One thing that seems to have become quite popular over the last year or two is colourising black and white photos. We’ve seen lots of people manually colouring old black and whites to help provide more context and tangibility to historical images and we’ve also seen AI neural engines that claim to do it automatically to produce realistic results.
But it wasn’t until Photoshop released a beta of their AI-powered Colorize Neural Filter that many started to take the idea of automated colourising of black & white photos seriously. How good is it, though? Aaron Nace at Phlearn took it for a spin to see how it’s development is coming along and whether it really stands up to the task.
Adobe added Neural Filters into Photoshop a few months ago with the goal of helping to speed up difficult workflows, letting you achieve some impressive results in just a few clicks. Not all of the filters in the new neural AI system immediately came as final products to Photoshop, though. Some were still being developed and in the beta stage.

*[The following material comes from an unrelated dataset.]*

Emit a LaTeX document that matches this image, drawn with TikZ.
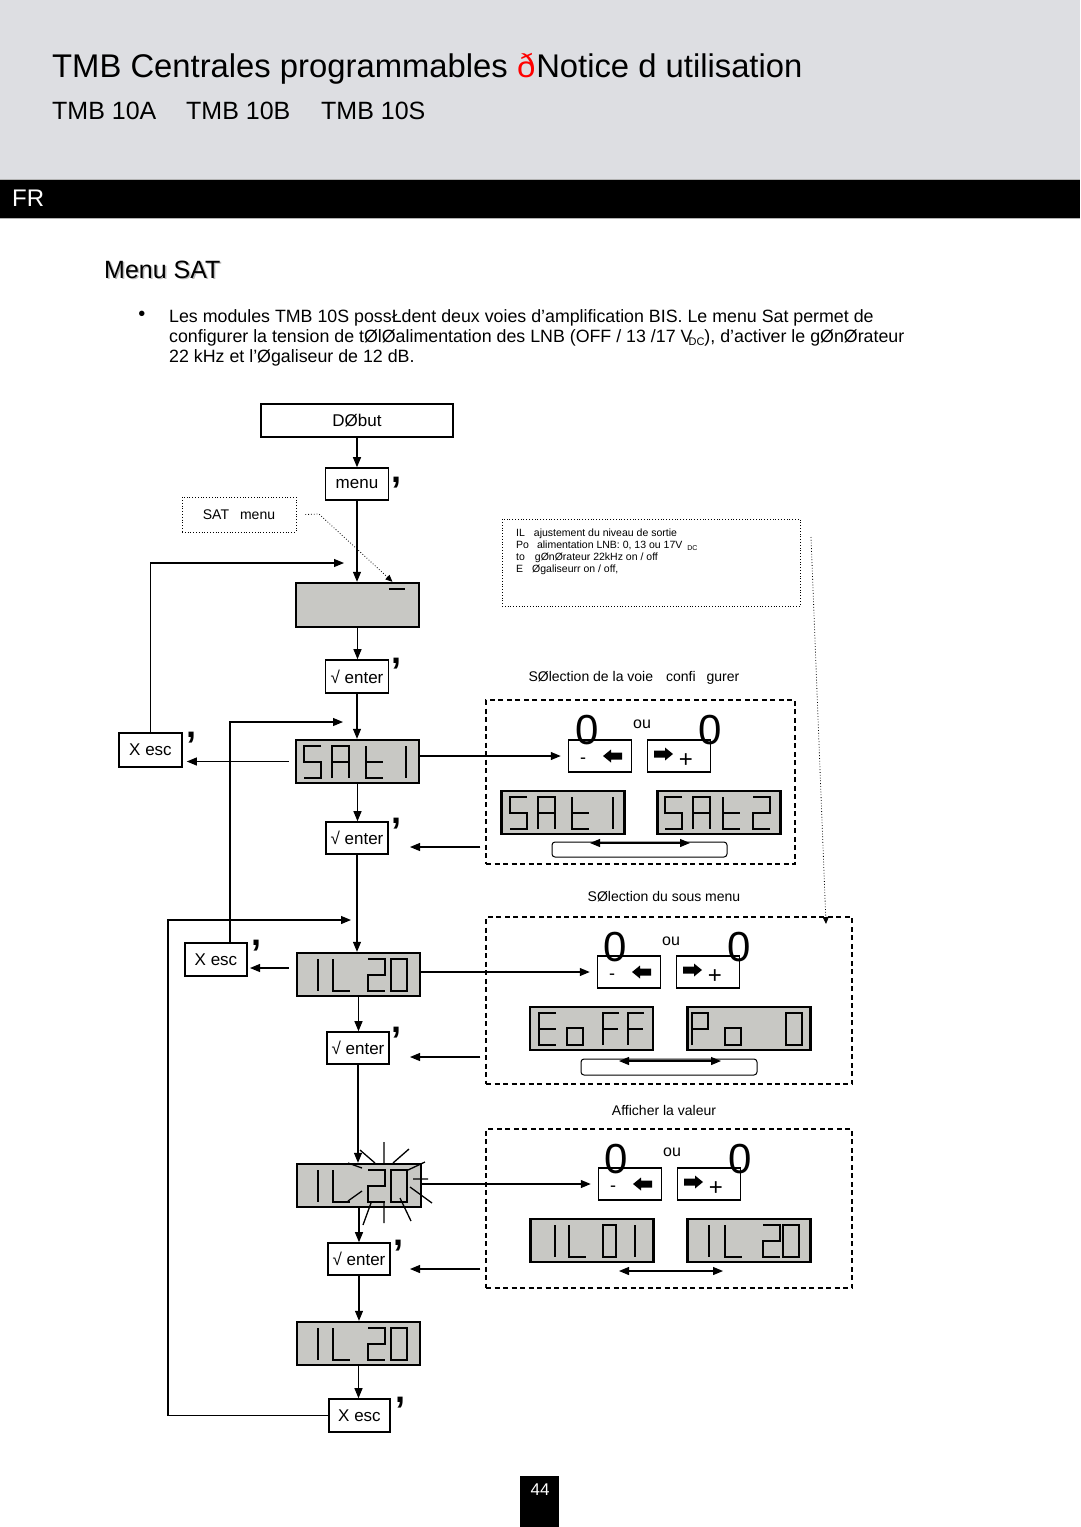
\documentclass[tikz,border=0pt]{standalone}
\usepackage{fontspec}
\setmainfont{Liberation Sans}
\usetikzlibrary{arrows.meta}
\definecolor{hdrgray}{HTML}{DDDEE2}
\definecolor{lcdgray}{HTML}{C8C8C4}
\newcommand\fsz[1]{\fontsize{#1}{#1}\selectfont}
\newcommand\lcdat[3]{\begin{scope}[shift={(#1,#2)}]#3\end{scope}}
\newcommand\btnpair[4]{%
  \node[btn] (#1m) at (#2+32,#4+16) {};
  \node[btn] (#1p) at (#3+32,#4+16) {};
  \node[txt, font=\fsz{18}] (#1mt) at (#2+15,#4+21) {-};
  \fill (#2+35,#4+16) -- ++(8,-6.5) -- ++(0,3) -- ++(11,0) -- ++(0,7) -- ++(-11,0) -- ++(0,3) -- cycle;
  \fill (#3+26,#4+14) -- ++(-8,-6.5) -- ++(0,3) -- ++(-11,0) -- ++(0,7) -- ++(11,0) -- ++(0,3) -- cycle;
  \node[txt, font=\fsz{24}] (#1pt) at (#3+39,#4+21) {+};
}
\newcommand\cmk[3]{\node[cmstyle] (#1) at (#2-2,#3+5) {,};}
\begin{document}
\begin{tikzpicture}[x=1pt,y=-1pt,
  key/.style={draw, line width=1.6pt, fill=white, inner sep=0pt, font=\fsz{17}},
  lcd/.style={draw, line width=2.4pt, fill=lcdgray, minimum width=123pt, minimum height=43pt, inner sep=0pt},
  btn/.style={draw, line width=1.5pt, fill=white, minimum width=63pt, minimum height=32pt, inner sep=0pt},
  conn/.style={line width=1.1pt, -{Triangle[length=10pt,width=8pt]}},
  seg/.style={line width=1.6pt},
  dotbox/.style={draw, dotted, line width=0.8pt, inner sep=0pt},
  dashbox/.style={draw, line width=1.1pt, dash pattern=on 5pt off 3.5pt, inner sep=0pt},
  txt/.style={inner sep=0pt},
  cmstyle/.style={inner sep=0pt, anchor=base west, font=\fsz{36}\bfseries},
  zero/.style={inner sep=0pt, font=\fsz{42}},
  sfive/.pic={\draw[seg] (17,0)--(0,0)--(0,16)--(17,16)--(17,32)--(0,32);},
  sA/.pic={\draw[seg] (0,32)--(0,0)--(17,0)--(17,32) (0,16)--(17,16);},
  st/.pic={\draw[seg] (0,0)--(0,32)--(17,32) (0,16)--(17,16);},
  sbar/.pic={\draw[seg] (0,0)--(0,32);},
  stwo/.pic={\draw[seg] (0,0)--(17,0)--(17,16)--(0,16)--(0,32)--(17,32);},
  sL/.pic={\draw[seg] (0,0)--(0,32)--(17,32);},
  szero/.pic={\draw[seg] (0,0) rectangle (16,32);},
  szeron/.pic={\draw[seg] (0,0) rectangle (13,32);},
  sE/.pic={\draw[seg] (17,0)--(0,0)--(0,32)--(17,32) (0,16)--(17,16);},
  ssq/.pic={\draw[seg] (0,15) rectangle (16,32);},
  sF/.pic={\draw[seg] (16,0)--(0,0)--(0,32) (0,16)--(15,16);},
  sP/.pic={\draw[seg] (0,32)--(0,0)--(16,0)--(16,16)--(0,16);}
]
\useasboundingbox (0,0) rectangle (1080,1527);
\fill[white] (0,0) rectangle (1080,1527);
% header
\fill[hdrgray] (0,0) rectangle (1080,180);
\fill[black] (0,180) rectangle (1080,218);
\draw[gray!60, line width=1pt] (0,179.5) -- (1080,179.5) (0,218.5) -- (1080,218.5);
\node[txt, anchor=base west, font=\fsz{32.8}] (title) at (52,77) {TMB Centrales programmables {\color{red}ð}\hspace{1pt}Notice d utilisation};
\node[txt, anchor=base west, font=\fsz{25}] (m1) at (52,119) {TMB 10A};
\node[txt, anchor=base west, font=\fsz{25}] (m2) at (186,119) {TMB 10B};
\node[txt, anchor=base west, font=\fsz{25}] (m3) at (321,119) {TMB 10S};
\node[txt, anchor=base west, font=\fsz{24}, text=white] (fr) at (12,206) {FR};
% intro
\node[txt, anchor=base west, font=\fsz{25}, text=gray!55] (hshadow) at (105.5,279.5) {Menu SAT};
\node[txt, anchor=base west, font=\fsz{25}] (head) at (104,278) {Menu SAT};
\node[txt, font=\fsz{20}] (bul) at (142,316) {•};
\node[txt, anchor=base west, font=\fsz{17.8}] (p1) at (169,322) {Les modules TMB 10S possŁdent deux voies d’amplification BIS. Le menu Sat permet de};
\node[txt, anchor=base west, font=\fsz{17.8}] (p2) at (169,342) {configurer la tension de tØlØalimentation des LNB (OFF / 13 /17 V\kern-4pt\raisebox{-3pt}{\fsz{11}DC}), d’activer le gØnØrateur};
\node[txt, anchor=base west, font=\fsz{17.8}] (p3) at (169,362) {22 kHz et l’Øgaliseur de 12 dB.};
% main column
\node[key, line width=2.2pt, minimum width=192pt, minimum height=33pt] (debut) at (357,420.5) {DØbut};
\node[key, minimum width=63pt, minimum height=32pt] (menu) at (357,484) {menu};
\node[dotbox, minimum width=114pt, minimum height=35pt, font=\fsz{14}] (satm) at (239,514.5) {SAT\hspace{11pt}menu};
\node[lcd, minimum height=44pt] (lcd0) at (357.5,605) {};
\draw[line width=2.4pt] (389,589) -- (405,589);
\node[key, minimum width=63pt, minimum height=33pt] (ent1) at (357,676.5) {√ enter};
\node[lcd] (lsat) at (357.5,761.5) {};
\lcdat{296}{740}{\pic at (8,6) {sfive}; \pic at (36,6) {sA}; \pic at (70,6) {st}; \pic at (110,6) {sbar};}
\node[key, minimum width=63pt, minimum height=34pt] (xesc1) at (150.5,750) {X esc};
\node[key, minimum width=62pt, minimum height=32pt] (ent2) at (357,838) {√ enter};
\node[lcd] (lil) at (358.5,974.5) {};
\lcdat{297}{953}{\pic at (21,6) {sbar}; \pic at (36,6) {sL}; \pic at (71,6) {stwo}; \pic at (94,6) {szero};}
\node[key, minimum width=62pt, minimum height=33pt] (xesc2) at (216,959.5) {X esc};
\node[key, minimum width=62pt, minimum height=32pt] (ent3) at (358,1048) {√ enter};
\node[lcd, minimum width=124pt] (lfl) at (359,1185.5) {};
\lcdat{297}{1164}{\pic at (21,6) {sbar}; \pic at (36,6) {sL}; \pic at (71,6) {stwo}; \pic at (94,6) {szero};}
\draw[line width=1.3pt] (360,1150)--(375,1163) (384,1142)--(384,1163) (409,1149)--(393,1163)
  (425,1162)--(408,1170) (413,1179)--(428,1179) (410,1187)--(432,1203) (400,1198)--(411,1221)
  (384,1202)--(384,1223) (371,1203)--(363,1225) (362,1191)--(348,1201) (348,1163)--(362,1168);
\node[key, minimum width=62pt, minimum height=32pt] (ent4) at (359,1259) {√ enter};
\node[lcd] (lfin) at (358.5,1343.5) {};
\lcdat{297}{1322}{\pic at (21,6) {sbar}; \pic at (36,6) {sL}; \pic at (71,6) {stwo}; \pic at (94,6) {szero};}
\node[key, minimum width=61pt, minimum height=33pt] (xesc3) at (359.5,1415.5) {X esc};
% comma marks
\cmk{c1}{393}{477}
\cmk{c2}{393}{658}
\cmk{c3}{188}{732}
\cmk{c4}{393}{818}
\cmk{c5}{253}{940}
\cmk{c6}{393}{1027}
\cmk{c7}{395}{1240}
\cmk{c8}{397}{1397}
% right side
\node[dotbox, minimum width=298pt, minimum height=87pt] (info) at (651,562.5) {};
\node[txt, anchor=base west, font=\fsz{10.5}] (i1) at (516,536) {IL\hspace{9pt}ajustement du niveau de sortie};
\node[txt, anchor=base west, font=\fsz{10.5}] (i2) at (516,548) {Po\hspace{8pt}alimentation LNB: 0, 13 ou 17V\hspace{5pt}\raisebox{-2pt}{\fsz{7}DC}};
\node[txt, anchor=base west, font=\fsz{10.5}] (i3) at (516,560) {to\hspace{10pt}gØnØrateur 22kHz on / off};
\node[txt, anchor=base west, font=\fsz{10.5}] (i4) at (516,572) {E\hspace{9pt}Øgaliseurr on / off,};
\node[txt, font=\fsz{14}] (s1) at (634,678) {SØlection de la voie\hspace{13pt}confi\hspace{11pt}gurer};
\node[dashbox, minimum width=309pt, minimum height=164pt] (box1) at (640.5,782) {};
\node[txt, font=\fsz{14}] (s2) at (664,897) {SØlection du sous menu};
\node[dashbox, minimum width=366pt, minimum height=167pt] (box2) at (669,1000.5) {};
\node[txt, font=\fsz{14}] (s3) at (664,1110) {Afficher la valeur};
\node[dashbox, minimum width=366pt, minimum height=159pt] (box3) at (669,1208.5) {};
% box 1 content
\btnpair{b1}{568}{647}{740}
\node[zero] (z1a) at (587,730) {0};
\node[zero] (z1b) at (710,730) {0};
\node[txt, font=\fsz{16}] (o1) at (642,724) {ou};
\node[lcd] (r1a) at (563,812.5) {};
\lcdat{501}{791}{\pic at (9,6) {sfive}; \pic at (37,6) {sA}; \pic at (71,6) {st}; \pic at (112,6) {sbar};}
\node[lcd] (r1b) at (719,812.5) {};
\lcdat{657}{791}{\pic at (8,6) {sfive}; \pic at (36,6) {sA}; \pic at (66,6) {st}; \pic at (96,6) {stwo};}
\draw[line width=1pt, rounded corners=3pt] (552,842) rectangle (727,857);
\draw[line width=1.1pt, {Triangle[length=10pt,width=8pt]}-{Triangle[length=10pt,width=8pt]}] (590,843) -- (690,843);
% box 2 content
\btnpair{b2}{597}{676}{956}
\node[zero] (z2a) at (615,947) {0};
\node[zero] (z2b) at (739,947) {0};
\node[txt, font=\fsz{16}] (o2) at (671,941) {ou};
\node[lcd] (r2a) at (591.5,1028.5) {};
\lcdat{530}{1007}{\pic at (9,6) {sE}; \pic at (37,6) {ssq}; \pic at (73,6) {sF}; \pic at (98,6) {sF};}
\node[lcd] (r2b) at (749,1028.5) {};
\lcdat{687}{1007}{\pic at (5,6) {sP}; \pic at (38,6) {ssq}; \pic at (99,6) {szero};}
\draw[line width=1pt, rounded corners=3pt] (581,1059) rectangle (757,1075);
\draw[line width=1.1pt, {Triangle[length=10pt,width=8pt]}-{Triangle[length=10pt,width=8pt]}] (619,1061) -- (721,1061);
% box 3 content
\btnpair{b3}{598}{677}{1168}
\node[zero] (z3a) at (616,1159) {0};
\node[zero] (z3b) at (740,1159) {0};
\node[txt, font=\fsz{16}] (o3) at (672,1152) {ou};
\node[lcd] (r3a) at (592,1240.5) {};
\lcdat{530}{1219}{\pic at (25,6) {sbar}; \pic at (39,6) {sL}; \pic at (73,6) {szeron}; \pic at (105,6) {sbar};}
\node[lcd] (r3b) at (749,1240.5) {};
\lcdat{687}{1219}{\pic at (22,6) {sbar}; \pic at (38,6) {sL}; \pic at (76,6) {stwo}; \pic at (96,6) {szero};}
\draw[line width=1.1pt, {Triangle[length=10pt,width=8pt]}-{Triangle[length=10pt,width=8pt]}] (619,1271) -- (723,1271);
% page number
\fill[black] (520,1476) rectangle (559,1527);
\node[txt, font=\fsz{17}, text=white] (pg) at (540,1490) {44};
% coordinates
\coordinate (dm1) at (319,514);
\coordinate (l1e) at (344,563);
\coordinate (l2e) at (343,722);
\coordinate (l3c) at (168,920);
\coordinate (l3e) at (351,920);
\coordinate (a2) at (410,847);
\coordinate (a3) at (410,1057);
\coordinate (a4) at (410,1269);
\coordinate (a5) at (250,968);
\coordinate (q1) at (811,537);
\coordinate (q2) at (826,924);
% connectors
\draw[conn] (debut.south) -- (debut.south |- menu.north);
\draw[conn] (menu.south) -- (menu.south |- lcd0.north);
\draw[dotted, line width=0.8pt, -{Triangle[length=7pt,width=6pt]}] ([xshift=9pt]satm.east) -- (dm1) -- ([xshift=35pt]lcd0.north);
\draw[conn] (xesc1.north) |- (l1e);
\draw[conn] (lcd0.south) -- (lcd0.south |- ent1.north);
\draw[conn] (ent1.south) -- (ent1.south |- lsat.north);
\draw[conn] ([xshift=-6pt]lsat.west) -- ([xshift=4pt]xesc1.east |- lsat.west);
\draw[conn] (lsat.east |- b1m.west) -- ([xshift=-7pt]b1m.west);
\draw[conn] (lsat.south) -- (lsat.south |- ent2.north);
\draw[conn] ([xshift=-5pt]box1.west |- a2) -- (a2);
\draw[conn] ([xshift=14pt]xesc2.north) |- (l2e);
\draw[conn] (ent2.south) -- (ent2.south |- lil.north);
\draw[conn] ([xshift=-7pt]lil.west |- a5) -- (a5);
\draw[conn] (lil.east |- b2m.west) -- ([xshift=-7pt]b2m.west);
\draw[conn] (lil.south) -- (lil.south |- ent3.north);
\draw[conn] ([xshift=-5pt]box2.west |- a3) -- (a3);
\draw[conn] (ent3.south) -- (ent3.south |- lfl.north);
\draw[conn] (lfl.east |- b3m.west) -- ([xshift=-7pt]b3m.west);
\draw[conn] (lfl.south) -- (lfl.south |- ent4.north);
\draw[conn] ([xshift=-5pt]box3.west |- a4) -- (a4);
\draw[conn] (ent4.south) -- (ent4.south |- lfin.north);
\draw[conn] (lfin.south) -- (lfin.south |- xesc3.north);
\draw[conn] (xesc3.west) -| (l3c) -- (l3e);
\draw[dotted, line width=0.8pt, -{Triangle[length=7pt,width=6pt]}] (q1) -- (q2);
\end{tikzpicture}
\end{document}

The Colorize filter was there on the initial Neural Filters launch, although it’s had some work done to it in the last few months. It uses a database containing hundreds of thousands of images in an attempt to guess what’s in your scene and apply colours to various parts of it to try and create somewhat of a realistic coloured result.
As you can see from Aaron’s demonstration in the video above, it does produce something fairly close to realistic, but the results really aren’t much like the original colour versions of the photos he uses. The results are somewhat believable, for the most part, if you’re not paying too much attention, but they’re definitely not perfect.
Aaron suggests that they might be a good base from which to manually add colour to other parts of the scene, but thinks that the technology might completely replace manual methods within a few short years.
Have you played with Photoshop’s Colorize Neural Filter yet? What do you think?